4. The sweetening composition of claim 1, further comprising a member from the group consisting of a flavor, an aroma, a nutritional ingredient and combinations thereof.

5. The sweetening composition in claim 1, wherein the sweetening composition is a form selected from the group consisting of a non-flowable solid, a powder, a solution, a slurry, and a suspension.

6. The sweetener composition in claim 1 that is packaged in a unit dose selected from the group consisting of grams, teaspoons, tablespoons, cups, lbs, kilos, multiples thereof, and their SES equivalents.

7. The composition in claim 1 that contains less than about 1% sweetness from polymeric sweeteners.

8. A sweetening composition comprising stevia and a simple sugar selected from the group consisting of sucrose, fructose, glucose, and mixtures thereof, wherein the stevia has a rebaudioside A level of from about 80 wt % to about 99 wt % relative to all steviol glycosides.

9. The sweetening composition of claim 8, wherein the stevia provides from about 88% to about 97% of the sweetness.

10. The sweetening composition of claim 8, wherein the sweetening composition has from about 0.5 to about 1 kcals per gram of SES.

11. The sweetening composition of claim 8, further comprising a member from the group consisting of a flavor, an aroma, a nutritional ingredient and combinations thereof.

12. The sweetening composition of claim 8, wherein the sweetening composition is in a form selected from the group consisting of a non-flowable solid, a powder, a solution, a slurry, and a suspension.

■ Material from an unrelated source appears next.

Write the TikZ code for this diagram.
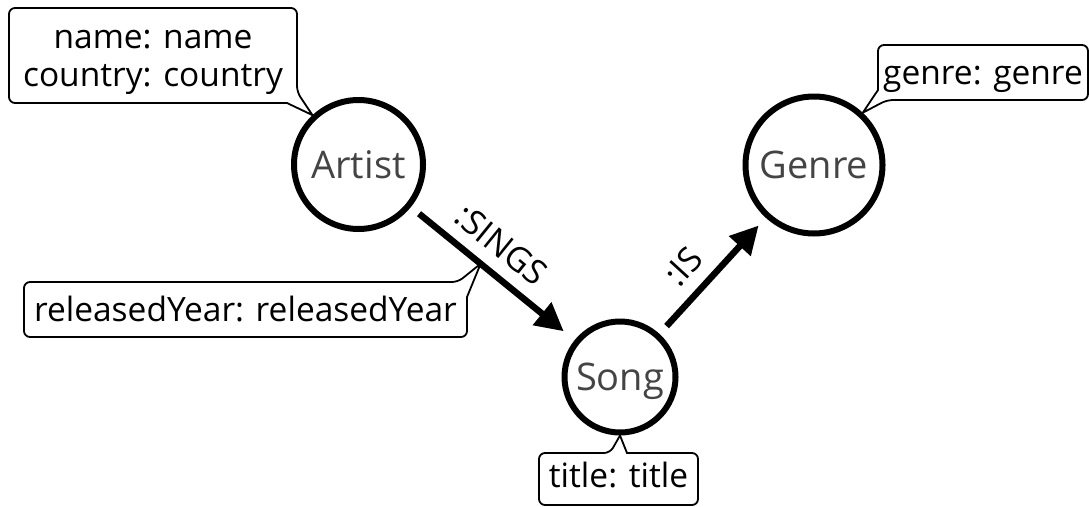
\documentclass[tikz,border=0pt]{standalone}
\usepackage{fontspec}
\setmainfont{Open Sans}
\usetikzlibrary{arrows.meta,calc}
\definecolor{labelgray}{RGB}{68,68,68}
\tikzset{
  entity/.style={circle, draw, line width=6pt, inner sep=0pt, text=labelgray,
    font=\fontsize{38}{44}\selectfont, text height=27pt, text depth=0pt},
  propbox/.style={inner sep=0pt, outer sep=0pt, align=center,
    font=\fontsize{33.5}{38}\selectfont, text height=24pt, text depth=0pt},
  outline/.style={draw, line width=1.8pt, line join=miter},
  rel/.style={line width=6.5pt, -{Triangle[length=28pt,width=28pt]}},
  rellabel/.style={sloped, above=12pt, inner sep=0pt, font=\fontsize{34}{38}\selectfont}
}
\begin{document}
\begin{tikzpicture}[x=1pt,y=-1pt]
\useasboundingbox (0,0) rectangle (1089,506);

% entities
\node[entity, minimum size=129pt] (artist) at (358.5,164.5) {Artist};
\node[entity, minimum size=137pt] (genre)  at (814,165)     {Genre};
\node[entity, minimum size=111pt] (song)   at (620,377)     {Song};

% relationships
\draw[rel, shorten <=10.5pt, shorten >=14pt] (artist) --
  node[rellabel, pos=0.445] {:SINGS} coordinate[pos=0.426] (singsTip) (song);
\draw[rel, shorten <=10.5pt, shorten >=10.5pt] (song) --
  node[rellabel, pos=0.417] {:IS} (genre);

% property boxes
\node[propbox, minimum width=288pt, minimum height=95pt, text height=62pt] (artistProps) at (153,55.5)
  {\begin{tabular}[b]{@{}c@{}}name: name\\country: country\end{tabular}};
\node[propbox, minimum width=210pt, minimum height=55pt] (genreProps) at (983,72.5) {genre: genre};
\node[propbox, minimum width=443pt, minimum height=55pt] (singsProps) at (245.5,309.5) {releasedYear: releasedYear};
\node[propbox, minimum width=159pt, minimum height=52pt, text height=16pt] (songProps) at (618.5,479) {title: title};

% callout outlines with their pointers
\draw[outline] (artistProps.north) [rounded corners=6pt] -- (artistProps.north east)
  -- ([yshift=11pt]artistProps.south east) [sharp corners] -- (artist.133)
  -- ([xshift=-10pt]artistProps.south east) [rounded corners=6pt]
  -- (artistProps.south west) -- (artistProps.north west) -- cycle;
\draw[outline] (genreProps.north) [rounded corners=6pt] -- (genreProps.north east)
  -- (genreProps.south east) -- ([xshift=9pt]genreProps.south west) [sharp corners]
  -- (genre.47) -- ([yshift=10pt]genreProps.south west) [rounded corners=6pt]
  -- (genreProps.north west) -- cycle;
\draw[outline] (singsProps.south) [rounded corners=6pt] -- (singsProps.south west)
  -- (singsProps.north west) -- ([xshift=-9pt]singsProps.north east) [sharp corners]
  -- (singsTip) -- ([yshift=-15pt]singsProps.north east) [rounded corners=6pt]
  -- (singsProps.south east) -- cycle;
\draw[outline] (songProps.south) [rounded corners=6pt] -- (songProps.south west)
  -- (songProps.north west) -- ([xshift=-8.5pt]songProps.north) [sharp corners]
  -- (song.270) -- ([xshift=8.5pt]songProps.north) [rounded corners=6pt]
  -- (songProps.north east) -- (songProps.south east) -- cycle;
\end{tikzpicture}
\end{document}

13. The sweetening composition of claim 8, wherein the sweetening composition is packaged in a unit dose selected from the group consisting of SES, weight, volume, and combinations thereof.

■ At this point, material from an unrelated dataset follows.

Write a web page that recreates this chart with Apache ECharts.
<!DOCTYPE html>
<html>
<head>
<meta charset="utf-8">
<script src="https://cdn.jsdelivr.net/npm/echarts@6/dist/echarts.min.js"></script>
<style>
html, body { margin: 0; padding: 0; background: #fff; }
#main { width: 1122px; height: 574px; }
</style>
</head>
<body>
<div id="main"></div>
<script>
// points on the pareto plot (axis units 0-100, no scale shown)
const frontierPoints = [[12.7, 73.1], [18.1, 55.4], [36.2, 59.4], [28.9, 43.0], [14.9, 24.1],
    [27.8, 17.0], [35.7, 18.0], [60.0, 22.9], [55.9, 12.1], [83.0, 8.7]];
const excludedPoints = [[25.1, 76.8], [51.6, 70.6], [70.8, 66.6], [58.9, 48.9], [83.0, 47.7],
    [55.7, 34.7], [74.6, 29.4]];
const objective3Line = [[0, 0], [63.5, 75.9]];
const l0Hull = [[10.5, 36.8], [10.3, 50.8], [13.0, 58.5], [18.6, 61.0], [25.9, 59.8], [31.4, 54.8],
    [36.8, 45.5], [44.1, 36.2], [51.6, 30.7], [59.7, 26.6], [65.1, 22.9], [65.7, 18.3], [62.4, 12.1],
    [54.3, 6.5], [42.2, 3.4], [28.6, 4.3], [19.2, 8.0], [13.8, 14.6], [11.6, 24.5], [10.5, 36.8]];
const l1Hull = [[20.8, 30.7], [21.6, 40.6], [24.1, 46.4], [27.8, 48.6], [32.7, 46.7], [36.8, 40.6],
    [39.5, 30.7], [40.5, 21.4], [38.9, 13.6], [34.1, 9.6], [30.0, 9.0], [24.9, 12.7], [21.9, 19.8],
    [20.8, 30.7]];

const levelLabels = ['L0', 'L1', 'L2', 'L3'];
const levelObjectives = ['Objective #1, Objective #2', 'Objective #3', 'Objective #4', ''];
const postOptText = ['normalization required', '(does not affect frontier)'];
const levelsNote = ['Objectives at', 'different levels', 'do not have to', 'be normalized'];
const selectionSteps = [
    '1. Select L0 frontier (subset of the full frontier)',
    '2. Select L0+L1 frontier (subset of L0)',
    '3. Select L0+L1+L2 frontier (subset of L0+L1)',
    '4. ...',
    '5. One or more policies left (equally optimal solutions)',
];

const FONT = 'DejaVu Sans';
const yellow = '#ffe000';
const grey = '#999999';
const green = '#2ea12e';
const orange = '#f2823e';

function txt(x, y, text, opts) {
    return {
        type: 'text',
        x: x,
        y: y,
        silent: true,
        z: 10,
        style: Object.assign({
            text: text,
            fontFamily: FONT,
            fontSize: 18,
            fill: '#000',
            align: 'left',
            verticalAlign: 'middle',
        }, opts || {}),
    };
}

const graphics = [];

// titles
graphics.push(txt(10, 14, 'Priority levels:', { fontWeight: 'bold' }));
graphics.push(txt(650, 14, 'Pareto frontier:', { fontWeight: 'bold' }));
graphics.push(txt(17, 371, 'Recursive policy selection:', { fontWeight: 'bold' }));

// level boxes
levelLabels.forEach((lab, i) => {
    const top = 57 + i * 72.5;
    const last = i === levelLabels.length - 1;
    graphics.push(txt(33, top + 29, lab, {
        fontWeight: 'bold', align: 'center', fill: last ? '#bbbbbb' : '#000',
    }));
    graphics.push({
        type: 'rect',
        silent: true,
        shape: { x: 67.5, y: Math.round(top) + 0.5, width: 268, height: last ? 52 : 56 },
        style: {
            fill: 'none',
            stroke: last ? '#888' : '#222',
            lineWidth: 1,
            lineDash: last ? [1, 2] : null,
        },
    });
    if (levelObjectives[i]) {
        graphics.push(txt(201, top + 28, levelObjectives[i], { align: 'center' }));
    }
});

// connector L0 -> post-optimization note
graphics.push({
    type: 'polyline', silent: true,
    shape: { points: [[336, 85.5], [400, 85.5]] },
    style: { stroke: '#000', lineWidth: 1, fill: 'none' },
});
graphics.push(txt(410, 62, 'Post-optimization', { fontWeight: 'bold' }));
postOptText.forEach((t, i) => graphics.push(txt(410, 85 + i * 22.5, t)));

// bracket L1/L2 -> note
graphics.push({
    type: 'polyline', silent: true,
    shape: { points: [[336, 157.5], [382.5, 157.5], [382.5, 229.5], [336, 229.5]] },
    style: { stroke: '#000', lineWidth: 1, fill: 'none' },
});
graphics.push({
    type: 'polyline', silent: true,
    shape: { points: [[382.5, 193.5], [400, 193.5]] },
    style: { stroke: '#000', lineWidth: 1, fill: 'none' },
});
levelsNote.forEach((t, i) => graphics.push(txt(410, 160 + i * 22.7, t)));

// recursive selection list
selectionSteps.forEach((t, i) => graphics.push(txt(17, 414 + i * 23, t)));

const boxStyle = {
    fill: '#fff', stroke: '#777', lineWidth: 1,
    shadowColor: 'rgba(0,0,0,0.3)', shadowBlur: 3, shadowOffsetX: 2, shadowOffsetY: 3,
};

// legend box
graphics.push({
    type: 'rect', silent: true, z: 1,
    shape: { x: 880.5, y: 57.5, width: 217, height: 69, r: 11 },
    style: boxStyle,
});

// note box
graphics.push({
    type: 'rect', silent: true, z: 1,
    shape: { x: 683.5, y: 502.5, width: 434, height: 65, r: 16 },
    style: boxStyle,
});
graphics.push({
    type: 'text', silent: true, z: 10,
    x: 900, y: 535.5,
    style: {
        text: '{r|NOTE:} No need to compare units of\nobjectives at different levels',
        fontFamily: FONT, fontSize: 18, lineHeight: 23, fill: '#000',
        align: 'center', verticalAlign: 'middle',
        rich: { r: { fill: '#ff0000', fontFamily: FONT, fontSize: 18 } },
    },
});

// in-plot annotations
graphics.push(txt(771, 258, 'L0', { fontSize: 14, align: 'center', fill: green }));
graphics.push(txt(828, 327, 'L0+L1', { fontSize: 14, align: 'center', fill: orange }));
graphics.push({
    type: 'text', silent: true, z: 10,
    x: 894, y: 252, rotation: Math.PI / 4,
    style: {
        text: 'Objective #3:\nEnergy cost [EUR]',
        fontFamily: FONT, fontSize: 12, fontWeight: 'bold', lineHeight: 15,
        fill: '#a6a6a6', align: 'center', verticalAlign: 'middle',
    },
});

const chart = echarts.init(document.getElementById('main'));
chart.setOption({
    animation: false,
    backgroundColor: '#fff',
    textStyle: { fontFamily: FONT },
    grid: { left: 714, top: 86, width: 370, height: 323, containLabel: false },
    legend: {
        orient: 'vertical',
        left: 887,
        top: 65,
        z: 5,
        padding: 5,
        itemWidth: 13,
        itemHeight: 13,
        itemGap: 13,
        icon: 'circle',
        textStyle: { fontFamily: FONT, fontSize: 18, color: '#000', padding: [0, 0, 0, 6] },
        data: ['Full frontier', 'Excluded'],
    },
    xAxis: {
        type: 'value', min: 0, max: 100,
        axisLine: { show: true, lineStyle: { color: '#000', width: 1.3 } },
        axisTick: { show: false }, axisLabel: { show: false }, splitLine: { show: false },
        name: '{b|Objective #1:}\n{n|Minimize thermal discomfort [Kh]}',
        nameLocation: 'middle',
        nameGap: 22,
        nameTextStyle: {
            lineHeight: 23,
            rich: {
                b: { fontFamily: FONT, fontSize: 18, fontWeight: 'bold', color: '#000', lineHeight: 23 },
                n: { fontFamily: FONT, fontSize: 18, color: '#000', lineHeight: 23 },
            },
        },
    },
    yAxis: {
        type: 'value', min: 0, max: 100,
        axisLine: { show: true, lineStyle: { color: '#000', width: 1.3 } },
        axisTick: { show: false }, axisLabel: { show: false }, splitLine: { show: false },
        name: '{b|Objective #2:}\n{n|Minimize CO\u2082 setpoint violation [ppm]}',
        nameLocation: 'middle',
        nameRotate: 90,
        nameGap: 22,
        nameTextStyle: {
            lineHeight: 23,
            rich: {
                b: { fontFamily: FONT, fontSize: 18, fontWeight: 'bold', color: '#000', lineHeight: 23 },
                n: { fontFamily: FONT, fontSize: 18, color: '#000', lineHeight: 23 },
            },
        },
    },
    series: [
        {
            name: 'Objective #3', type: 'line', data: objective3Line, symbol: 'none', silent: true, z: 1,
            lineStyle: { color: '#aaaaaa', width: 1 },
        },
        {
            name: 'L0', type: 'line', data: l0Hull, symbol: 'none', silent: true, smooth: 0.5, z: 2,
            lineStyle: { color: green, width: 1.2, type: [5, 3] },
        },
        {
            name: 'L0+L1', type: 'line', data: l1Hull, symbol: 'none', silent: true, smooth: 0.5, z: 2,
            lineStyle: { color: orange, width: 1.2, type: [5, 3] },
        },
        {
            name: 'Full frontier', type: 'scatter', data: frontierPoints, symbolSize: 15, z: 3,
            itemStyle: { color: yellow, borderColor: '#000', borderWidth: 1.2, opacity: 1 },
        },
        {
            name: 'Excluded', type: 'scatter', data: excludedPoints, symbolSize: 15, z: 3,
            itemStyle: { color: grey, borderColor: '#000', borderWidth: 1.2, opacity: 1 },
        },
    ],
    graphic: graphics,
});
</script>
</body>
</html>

14. The sweetening composition of claim 8, wherein the simple sugar is selected from the group consisting of sucrose, fructose, glucose, and mixtures thereof.

15. A reduced calorie sweetening composition comprising from about 2 wt % to about 4 wt % stevia extract and about 92 wt % to about 98 wt % simple sugar, wherein the stevia has a rebaudioside A level of from about 80 wt % to about 99 wt % relative to all steviol glycosides.

16. The sweetening composition of claim 15, wherein the stevia provides from about 88% to about 97% of the sweetness.

17. The sweetening composition of claim 16, wherein the sweetening composition has from about 0.5 to about 1 kcals per gram of SES.

18. The sweetening composition of claim 16, further comprising a member from the group consisting of a flavor, an aroma, a nutritional ingredient and combinations thereof.

19. The sweetening composition of claim 16, wherein the sweetening composition is a form selected from the group consisting of a non-flowable solid, a powder, a solution, a slurry, and a suspension.

20. The sweetening composition of claim 16, wherein the sweetening composition is packaged in a unit dose selected from the group consisting of grams, teaspoons, tablespoons, cups, lbs, kilos, multiples thereof, and there SES equivalents.

21. The sweetening composition of claim 16, wherein the simple sugar is selected from the group consisting of sucrose, fructose, glucose, and mixtures thereof.